Ada banyak dampak negatif atau bahaya dari sifat sombong ini, diantara adalah:
Pertama, Tidak senang pada saran apalagi kritik, hal ini karena ia sudah merasa sempurna, tidak punya kekurangan, apalagi bila kesombongan itu tumbuh karena usianya yang sudah tua dengan segudang pengalaman, ia akan menyombongkan diri kepada orang yang muda, atau sombong karena ilmunya banyak dengan gelar kesarjanaan.
Kedua, Tidak senang terhadap kemajuan yang dicapai orang lain, hal ini karena apa yang menjadi sebab kesombongannya akan tersaingi oleh orang itu yang menyebabkan dia tidak pantas lagi berlaku sombong, karenanya orang seperti ini biasanya menjadi iri hati (hasad) terhadap keberhasilan, kemajuan dan kesenangan yang dicapai orang lain, bahkan kalau perlu menghambat dan menghentikan kemajuan itu dengan cara-cara yang membahayakan seperti memfitnah, permusuhan hingga pembunuhan.
Ketiga, Menolak kebenaran meskipun ia meyakininya sebagai sesuatu yang benar, hal ini difirmankan Allah Swt di dalam Al-Qur’an: Dan mereka mengingkarinya karena kezaliman dan kesombongan (mereka), padahal hati mereka meyakini (kebenaran)nya.

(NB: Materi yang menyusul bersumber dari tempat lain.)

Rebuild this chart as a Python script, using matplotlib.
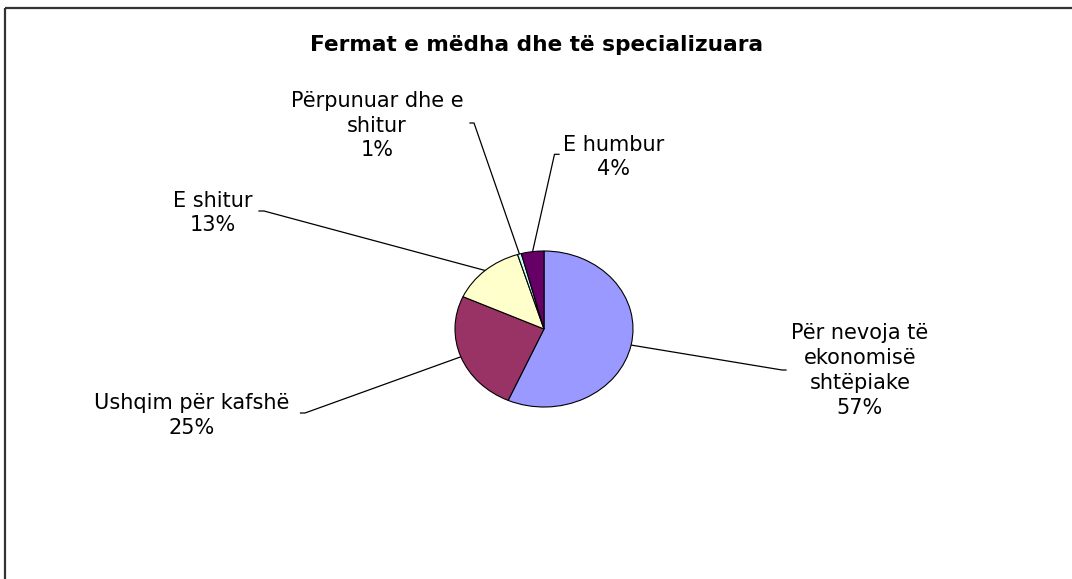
import numpy as np
import matplotlib
matplotlib.use("Agg")
import matplotlib.pyplot as plt

# shares of production use, large and specialised farms
categories = ["Për nevoja të\nekonomisë\nshtëpiake", "Ushqim për kafshë", "E shitur",
              "Përpunuar dhe e\nshitur", "E humbur"]
values = [56.6, 25.2, 13.4, 0.7, 4.1]
colors = ["#9999FF", "#993366", "#FFFFCC", "#CCFFFF", "#660066"]
title = "Fermat e mëdha dhe të specializuara"

W, H = 1072, 579
fig = plt.figure(figsize=(W / 100, H / 100), dpi=100)
plt.rcParams['font.family'] = ['DejaVu Sans']

# overlay in image pixel coords (y down) for labels, leaders and frame
over = fig.add_axes([0, 0, 1, 1])
over.set_xlim(0, W)
over.set_ylim(H, 0)
over.axis('off')

# pie axes: stretched ellipse like the original
cx, cy, rx, ry = 544, 329, 89, 78
ax = fig.add_axes([(cx - rx) / W, (H - cy - ry) / H, 2 * rx / W, 2 * ry / H])
wedges, _ = ax.pie(values, colors=colors, startangle=90, counterclock=False,
                   wedgeprops=dict(edgecolor='black', linewidth=0.8))
ax.set_aspect('auto')
ax.set_xlim(-1, 1)
ax.set_ylim(-1, 1)
ax.axis('off')

# label layout: text centre, then leader end and short tick end (pixels)
label_pos = [(860, 370.5), (192, 415.5), (213, 213), (377, 125.5), (614, 157)]
leader_end = [((782, 370), (786, 370)), ((305, 413), (300.5, 413)),
              ((264, 211), (259, 211)), ((474, 123), (470, 123)),
              ((554.5, 154.3), (559, 154.3))]

to_over = over.transData.inverted()
for w, name, v, (tx, ty), (p1, p2) in zip(wedges, categories, values, label_pos, leader_end):
    mid = np.deg2rad((w.theta1 + w.theta2) / 2)
    ex, ey = to_over.transform(ax.transData.transform((np.cos(mid), np.sin(mid))))
    over.plot([ex, p1[0], p2[0]], [ey, p1[1], p2[1]], color='black', lw=0.9)
    over.text(tx, ty, f"{name}\n{round(v)}%", ha='center', va='center',
              fontsize=15, linespacing=1.3, color='black')

over.text(W / 2 + 1, 45, title, ha='center', va='center', fontsize=15.6,
          fontweight='bold', color='black')

# partial chart frame (top and left edges only visible)
over.plot([4.5, W], [7.5, 7.5], color='#333333', lw=1.6, solid_capstyle='butt')
over.plot([4.5, 4.5], [7.5, H], color='#333333', lw=1.6, solid_capstyle='butt')

fig.savefig("out.png", dpi=100)
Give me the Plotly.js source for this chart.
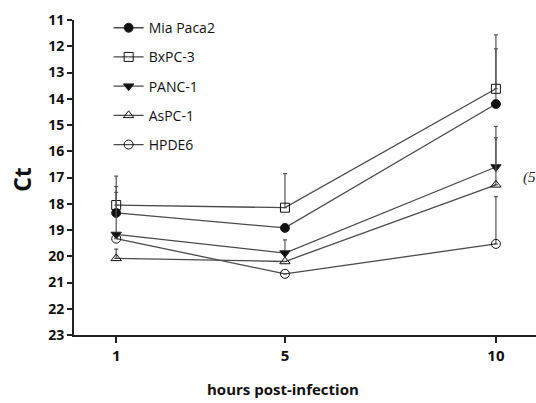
<!DOCTYPE html>
<html>
<head>
<meta charset="utf-8">
<script src="https://cdn.plot.ly/plotly-3.0.1.min.js"></script>
<style>html,body{margin:0;padding:0;background:#fff;}#chart{width:536px;height:403px;}</style>
</head>
<body>
<div id="chart"></div>
<script>
const hours = [1, 5, 10];
const seriesNames = ["Mia Paca2", "BxPC-3", "PANC-1", "AsPC-1", "HPDE6"];
const miaPaca2 = [18.35, 18.92, 14.2];
const bxpc3 = [18.05, 18.15, 13.62];
const panc1 = [19.17, 19.88, 16.6];
const aspc1 = [20.08, 20.2, 17.28];
const hpde6 = [19.33, 20.67, 19.53];
// error bars (drawn toward lower Ct, i.e. upward on the reversed axis)
const miaPaca2Err = [1.0, 0, 2.1];
const bxpc3Err = [1.1, 1.3, 2.05];
const panc1Err = [1.6, 0.5, 1.55];
const aspc1Err = [0.35, 0, 1.8];
const hpde6Err = [0, 0, 1.8];
const yTicks = [11,12,13,14,15,16,17,18,19,20,21,22,23];

const values = [miaPaca2, bxpc3, panc1, aspc1, hpde6];
const errs = [miaPaca2Err, bxpc3Err, panc1Err, aspc1Err, hpde6Err];
const symbols = ["circle", "square-open", "triangle-down", "triangle-up-open", "circle-open"];
const lineCol = "#4a4a4a";
const fam = "Open Sans, Liberation Sans, sans-serif";

const traces = seriesNames.map((n, i) => ({
  x: hours, y: values[i], name: n, type: "scatter", mode: "lines+markers",
  legendgroup: "g" + i,
  line: {color: lineCol, width: 1.3},
  marker: {symbol: symbols[i], size: 9, color: "#111", line: {color: "#222", width: 1}},
  error_y: {type: "data", symmetric: false, array: [0,0,0], arrayminus: errs[i],
            color: "#555", thickness: 1.2, width: 2}
}));

const layout = {
  width: 536, height: 403,
  margin: {l: 74, r: 0, t: 20, b: 68},
  paper_bgcolor: "#fff", plot_bgcolor: "#fff",
  showlegend: true,
  legend: {x: 0.075, y: 1.025, xanchor: "left", yanchor: "top",
           font: {family: fam, size: 14, color: "#111"},
           tracegroupgap: 8, bgcolor: "rgba(0,0,0,0)"},
  xaxis: {range: [0, 10.95], tickvals: hours, ticktext: hours.map(String),
          showline: true, linecolor: "#222", linewidth: 2, ticks: "outside", ticklen: 6,
          tickwidth: 2, tickcolor: "#222", showgrid: false, zeroline: false,
          tickfont: {family: fam, size: 15, color: "#111", weight: "bold"}},
  yaxis: {range: [23, 11], tickvals: yTicks, ticktext: yTicks.map(String),
          showline: true, linecolor: "#222", linewidth: 2, ticks: "outside", ticklen: 5,
          tickwidth: 2, tickcolor: "#222", showgrid: false, zeroline: false,
          tickfont: {family: fam, size: 14, color: "#111", weight: "bold"}},
  annotations: [
    {text: "<b>Ct</b>", xref: "paper", yref: "paper", x: -0.113, y: 0.495, xanchor: "center", yanchor: "middle",
     textangle: -90, showarrow: false, font: {family: fam, size: 23, color: "#111"}},
    {text: "<b>hours post-infection</b>", xref: "paper", yref: "paper", x: 0.453, y: -0.17, xanchor: "center", yanchor: "middle",
     showarrow: false, font: {family: fam, size: 15, color: "#111"}},
    {text: "<i>(5</i>", xref: "paper", yref: "paper", x: 0.967, y: 0.5, xanchor: "left", yanchor: "middle",
     showarrow: false, font: {family: "Liberation Serif, Times New Roman, serif", size: 15, color: "#222"}}
  ]
};
Plotly.newPlot("chart", traces, layout, {displayModeBar: false, staticPlot: true});
</script>
</body>
</html>
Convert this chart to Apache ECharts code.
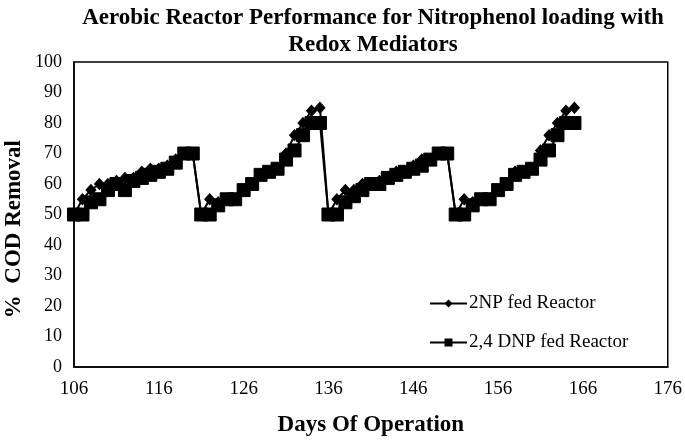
<!DOCTYPE html>
<html>
<head>
<meta charset="utf-8">
<script src="https://cdn.jsdelivr.net/npm/echarts@6/dist/echarts.min.js"></script>
<style>
html,body{margin:0;padding:0;background:#fff;}
#c{width:685px;height:445px;}
</style>
</head>
<body>
<div id="c"></div>
<script>
const days = [106,107,108,109,110,111,112,113,114,115,116,117,118,119,120,
              121,122,123,124,125,126,127,128,129,130,131,132,133,134,135,
              136,137,138,139,140,141,142,143,144,145,146,147,148,149,150,
              151,152,153,154,155,156,157,158,159,160,161,162,163,164,165];
const np2Values = [50,55,58,60,60,61,62,62,64,65,65,66,68,70,70,
                   50,55,54,55,55,58,60,63,64,65,70,76,80,84,85,
                   50,55,58,58,60,60,61,62,64,64,66,68,68,70,70,
                   50,55,54,55,55,58,60,64,64,65,71,76,80,84,85];
const dnpValues = [50,50,54,55,58,60,58,61,62,63,64,65,67,70,70,
                   50,50,53,55,55,58,60,63,64,65,68,71,76,80,80,
                   50,50,54,56,58,60,60,62,63,64,65,66,68,70,70,
                   50,50,53,55,55,58,60,63,64,65,68,71,76,80,80];
const xTicks = [106,116,126,136,146,156,166,176];
const yTicks = [0,10,20,30,40,50,60,70,80,90,100];
const seriesNames = ['2NP fed Reactor','2,4 DNP fed Reactor'];
const titleText = 'Aerobic Reactor Performance for Nitrophenol loading with\nRedox Mediators';
const xName = 'Days Of Operation';
const yName = '%  COD Removal';

const SERIF = '"Liberation Serif", "Times New Roman", serif';
const chart = echarts.init(document.getElementById('c'), null, {renderer:'canvas'});
const pair = (vals) => days.map((d,i)=>[d, vals[i]]);

chart.setOption({
  backgroundColor:'#fff',
  animation:false,
  title:{
    text:titleText,
    left:368, top:0, textAlign:'center',
    textStyle:{fontFamily:SERIF, fontWeight:'bold', fontSize:23, lineHeight:27, color:'#000'}
  },
  grid:{left:74, right:16, top:62, bottom:78, show:true, borderColor:'#000', borderWidth:1.5, backgroundColor:'transparent'},
  xAxis:{
    type:'value', min:106, max:176,
    name:xName, nameLocation:'middle', nameGap:47,
    nameTextStyle:{fontFamily:SERIF, fontWeight:'bold', fontSize:23, color:'#000'},
    axisLine:{show:true, lineStyle:{color:'#000', width:1.5}},
    axisTick:{show:false},
    splitLine:{show:false},
    axisLabel:{customValues:xTicks, fontFamily:SERIF, fontSize:19, color:'#000', margin:13}
  },
  yAxis:{
    type:'value', min:0, max:100, interval:10,
    axisLine:{show:true, lineStyle:{color:'#000', width:1.5}},
    axisTick:{show:false},
    splitLine:{show:false},
    axisLabel:{fontFamily:SERIF, fontSize:18, color:'#000', margin:12}
  },
  legend:{
    orient:'vertical', left:424, top:289, itemGap:20,
    itemWidth:37, itemHeight:10,
    textStyle:{fontFamily:SERIF, fontSize:19, color:'#000', padding:[0,0,0,-3]},
    data:seriesNames
  },
  graphic:[{
    type:'text', left:3, top:140,
    rotation:Math.PI/2,
    style:{text:yName, fontFamily:SERIF, fontWeight:'bold', fontSize:23, fill:'#000'}
  }],
  series:[
    {name:seriesNames[0], type:'line', data:pair(np2Values),
     symbol:'diamond', symbolSize:[10,11], showAllSymbol:true,
     lineStyle:{color:'#000', width:2}, itemStyle:{color:'#000', borderColor:'#000'}},
    {name:seriesNames[1], type:'line', data:pair(dnpValues),
     symbol:'rect', symbolSize:13, showAllSymbol:true,
     lineStyle:{color:'#000', width:2}, itemStyle:{color:'#000', borderColor:'#000'}}
  ]
});
</script>
</body>
</html>
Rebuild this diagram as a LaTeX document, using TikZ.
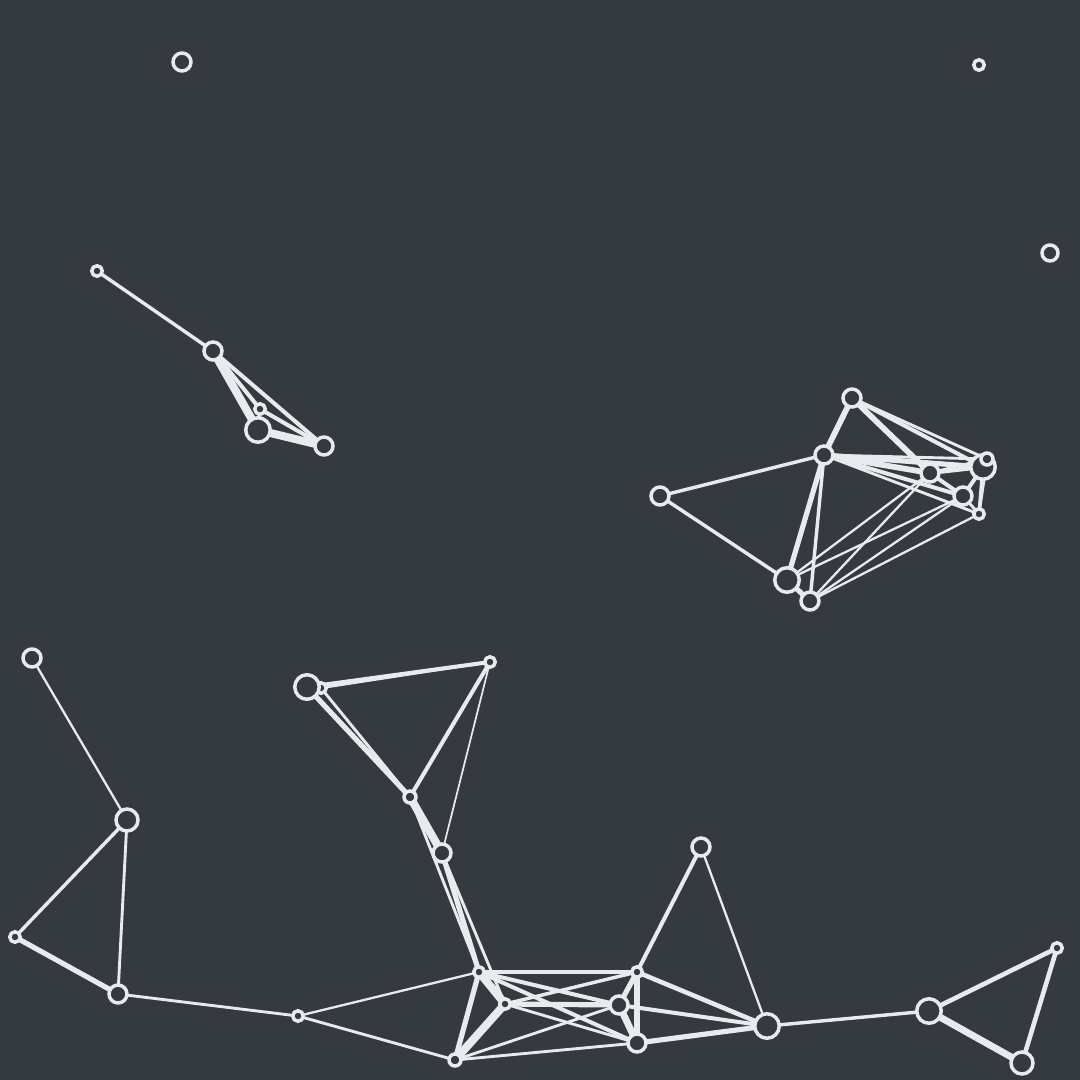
\documentclass[tikz,border=0pt]{standalone}
\pgfdeclarelayer{back}\pgfdeclarelayer{edges}
\pgfsetlayers{back,edges,main}
\definecolor{bgc}{HTML}{353940}
\definecolor{fgc}{HTML}{E8EAED}
\tikzset{
  nd/.style={circle,draw=fgc,fill=bgc,line width=3.5pt,inner sep=0pt},
  nS/.style={nd,minimum size=10.5pt},
  nM/.style={nd,minimum size=18pt},
  nL/.style={nd,minimum size=24.5pt},
  ed/.style={draw=fgc,line cap=round},
}
\newcommand{\E}[3]{\draw[ed,line width=1.15*#3pt] (#1.center) -- (#2.center);}
\begin{document}
\begin{tikzpicture}[x=1pt,y=-1pt]
\begin{pgfonlayer}{back}
\fill[bgc] (0,0) rectangle (1080,1080);
\end{pgfonlayer}
\useasboundingbox (0,0) rectangle (1080,1080);
% isolated
\node[nM] (A1) at (182,62) {};
\node[nS] (A2) at (979,65) {};
\node[nM,minimum size=16pt] (A3) at (1050,253) {};
% top-left
\node[nS] (B1) at (97,271) {};
\node[nM] (B2) at (213,351) {};
\node[nS] (B3) at (260,409) {};
\node[nL] (B4) at (258,430) {};
\node[nM] (B5) at (324,446) {};
% right cluster
\node[nM] (C1) at (660,496) {};
\node[nM] (C2) at (852,398) {};
\node[nM] (C3) at (824,455) {};
\node[nM] (C4) at (930,473) {};
\node[nL] (C6) at (983,467) {};
\node[nS,minimum size=12pt] (C5) at (987,459) {};
\node[nM] (C7) at (963,496) {};
\node[nS] (C8) at (979,514) {};
\node[nL] (C9) at (787,580) {};
\node[nM] (C10) at (810,601) {};
% left
\node[nM] (D1) at (32,658) {};
\node[nL,minimum size=22pt] (D2) at (127,820) {};
\node[nS] (D3) at (15,937) {};
\node[nM] (D4) at (118,994) {};
% middle
\node[nS] (F1b) at (321,688) {};
\node[nL] (F1) at (307,687) {};
\node[nS] (F2) at (490,662) {};
\node[nS,minimum size=12pt] (F3) at (410,797) {};
\node[nM] (F4) at (442,853) {};
% bottom
\node[nS] (E1) at (298,1016) {};
\node[nS] (G1) at (479,972) {};
\node[nS] (G2) at (505,1004) {};
\node[nS,minimum size=12pt] (G3) at (455,1060) {};
\node[nS] (G4) at (637,972) {};
\node[nM] (G5) at (619,1005) {};
\node[nM] (G6) at (637,1043) {};
\node[nM] (H1) at (701,847) {};
\node[nL] (H2) at (767,1026) {};
\node[nL] (I1) at (929,1011) {};
\node[nS] (I2) at (1057,948) {};
\node[nL,minimum size=22pt] (I3) at (1022,1063) {};
\begin{pgfonlayer}{edges}
\E{B1}{B2}{3}\E{B2}{B4}{7}\E{B2}{B3}{3.5}\E{B2}{B5}{3.5}\E{B3}{B5}{3.5}\E{B4}{B5}{7}\E{B3}{B4}{3.5}
\E{C1}{C3}{3}\E{C1}{C9}{3}\E{C2}{C3}{5}\E{C2}{C4}{5}\E{C2}{C6}{3.5}\E{C2}{C5}{2.5}
\E{C3}{C4}{5}\E{C3}{C6}{4.5}\E{C3}{C5}{2.5}\E{C3}{C7}{3.5}\E{C3}{C8}{2.5}\E{C3}{C9}{4.5}\E{C3}{C10}{3}
\E{C4}{C6}{3.5}\E{C4}{C5}{2.5}\E{C4}{C7}{3.5}\E{C6}{C7}{3.5}\E{C6}{C8}{3}\E{C7}{C8}{2.5}\E{C5}{C8}{2.5}
\E{C9}{C10}{4.5}\E{C9}{C4}{2}\E{C9}{C7}{2}\E{C10}{C4}{2}\E{C10}{C7}{2}\E{C10}{C8}{2}
\E{D1}{D2}{2}\E{D2}{D3}{3}\E{D2}{D4}{2.5}\E{D3}{D4}{4.5}\E{D4}{E1}{2.5}
\E{F1}{F2}{3.5}\E{F1b}{F2}{2}\E{F1}{F3}{4.5}\E{F1b}{F3}{2.5}\E{F2}{F3}{3.5}\E{F2}{F4}{1.5}
\E{F3}{F4}{7}\E{F3}{G1}{2.5}\E{F4}{G1}{4.5}\E{F4}{G2}{2.5}
\E{E1}{G1}{2}\E{E1}{G3}{2.5}\E{G1}{G3}{4.5}\E{G1}{G2}{7}\E{G2}{G3}{7}
\E{G1}{G4}{4}\E{G1}{G5}{3.5}\E{G1}{G6}{3.5}\E{G2}{G4}{3}\E{G2}{G5}{4.5}\E{G2}{G6}{2.5}
\E{G3}{G5}{2.5}\E{G3}{G6}{2.5}
\E{G4}{G5}{4.5}\E{G4}{G6}{6}\E{G5}{G6}{6}\E{G4}{H2}{4}\E{G5}{H2}{3.5}\E{G6}{H2}{4.5}
\E{G4}{H1}{3.5}\E{H1}{H2}{2}\E{H2}{I1}{3}\E{I1}{I2}{4}\E{I1}{I3}{6}\E{I2}{I3}{4}
\end{pgfonlayer}
\end{tikzpicture}
\end{document}
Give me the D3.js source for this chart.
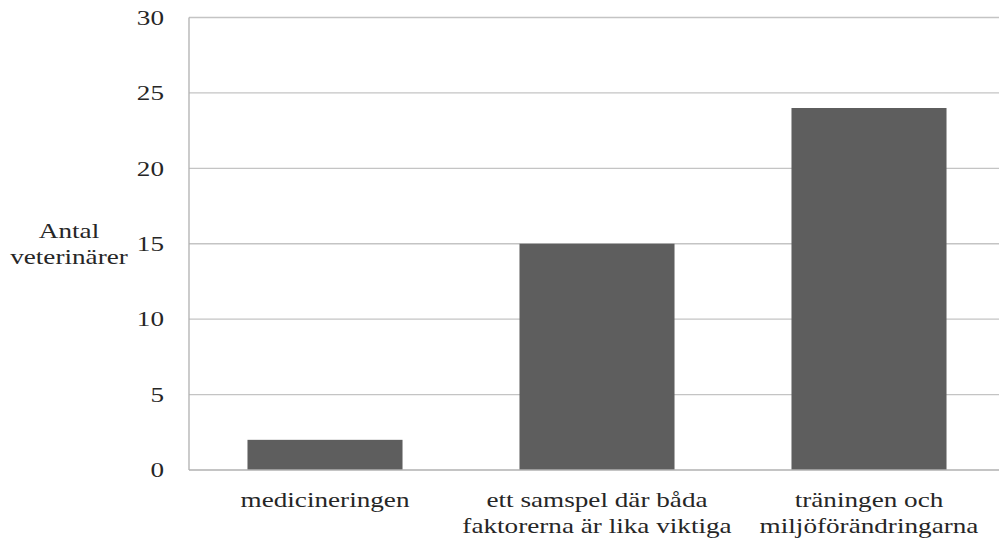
<!DOCTYPE html>
<html>
<head>
<meta charset="utf-8">
<script src="https://cdn.jsdelivr.net/npm/d3@7"></script>
<style>
  html, body { margin: 0; padding: 0; background: #fff; }
  svg { display: block; }
</style>
</head>
<body>
<svg id="chart" width="999" height="541"></svg>
<script>
const categories = ["medicineringen", "ett samspel där båda faktorerna är lika viktiga", "träningen och miljöförändringarna"];
const categoryLines = [["medicineringen"], ["ett samspel där båda", "faktorerna är lika viktiga"], ["träningen och", "miljöförändringarna"]];
const values = [2, 15, 24];
const yTicks = [0, 5, 10, 15, 20, 25, 30];
const yTitleLines = ["Antal", "veterinärer"];

(function () {
const svg = d3.select("#chart");
const plotLeft = 189, plotRight = 1005, plotTop = 17.5, plotBottom = 470;
const fontSize = 22, stretch = 1.235;
const fontFamily = "'Liberation Serif', 'Times New Roman', Tinos, 'DejaVu Serif', serif";

const x = d3.scaleBand().domain(categories).range([plotLeft, plotRight]).paddingInner(0.43).paddingOuter(0.215);
const y = d3.scaleLinear().domain([0, 30]).range([plotBottom, plotTop]);

// gridlines
svg.append("g").selectAll("line").data(yTicks.filter(d => d > 0)).join("line")
  .attr("x1", plotLeft).attr("x2", plotRight)
  .attr("y1", d => y(d)).attr("y2", d => y(d))
  .attr("stroke", "#c4c4c4").attr("stroke-width", 1.3);

// bars
svg.append("g").selectAll("rect").data(values).join("rect")
  .attr("x", (d, i) => x(categories[i]))
  .attr("y", d => y(d))
  .attr("width", x.bandwidth())
  .attr("height", d => y(0) - y(d))
  .attr("fill", "#5e5e5e");

// axes lines
svg.append("line").attr("x1", plotLeft).attr("x2", plotLeft).attr("y1", plotTop).attr("y2", plotBottom)
  .attr("stroke", "#b0b0b0").attr("stroke-width", 1.3);
svg.append("line").attr("x1", plotLeft).attr("x2", plotRight).attr("y1", plotBottom).attr("y2", plotBottom)
  .attr("stroke", "#b0b0b0").attr("stroke-width", 1.3);

function styleText(sel) {
  sel.attr("font-family", fontFamily).attr("font-size", fontSize).attr("fill", "#262626");
}

// y tick labels
svg.append("g").selectAll("text").data(yTicks).join("text")
  .attr("transform", d => `translate(164,${y(d)}) scale(${stretch},1)`)
  .attr("text-anchor", "end")
  .attr("dy", "0.33em")
  .call(styleText)
  .text(d => d);

// x category labels
const xl = svg.append("g").selectAll("g").data(categories).join("g");
xl.each(function (c, i) {
  const cx = x(c) + x.bandwidth() / 2;
  d3.select(this).selectAll("text").data(categoryLines[i]).join("text")
    .attr("transform", (t, j) => `translate(${cx},${507 + j * 26}) scale(${stretch},1)`)
    .attr("text-anchor", "middle")
    .call(styleText)
    .text(t => t);
});

// y title
svg.append("g").selectAll("text").data(yTitleLines).join("text")
  .attr("transform", (t, j) => `translate(69,${238 + j * 26}) scale(${stretch},1)`)
  .attr("text-anchor", "middle")
  .call(styleText)
  .text(t => t);
})();
</script>
</body>
</html>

Maka perhatikanlah bagaimana kesudahan orang-orang yang berbuat kebinasaan (QS 27:14).
Keempat, Dibenci Allah Swt yang menyebabkannya tidak akan masuk syurga. Allah Swt berfirman: Tidak diragukan lagi bahwa sesungguhnya Allah mengetahui apa yang mereka rahasiakan dan apa yang mereka lahirkan. Sesungguhnya Allah tidak menyukai orang-orang yang sombong (QS 16:23).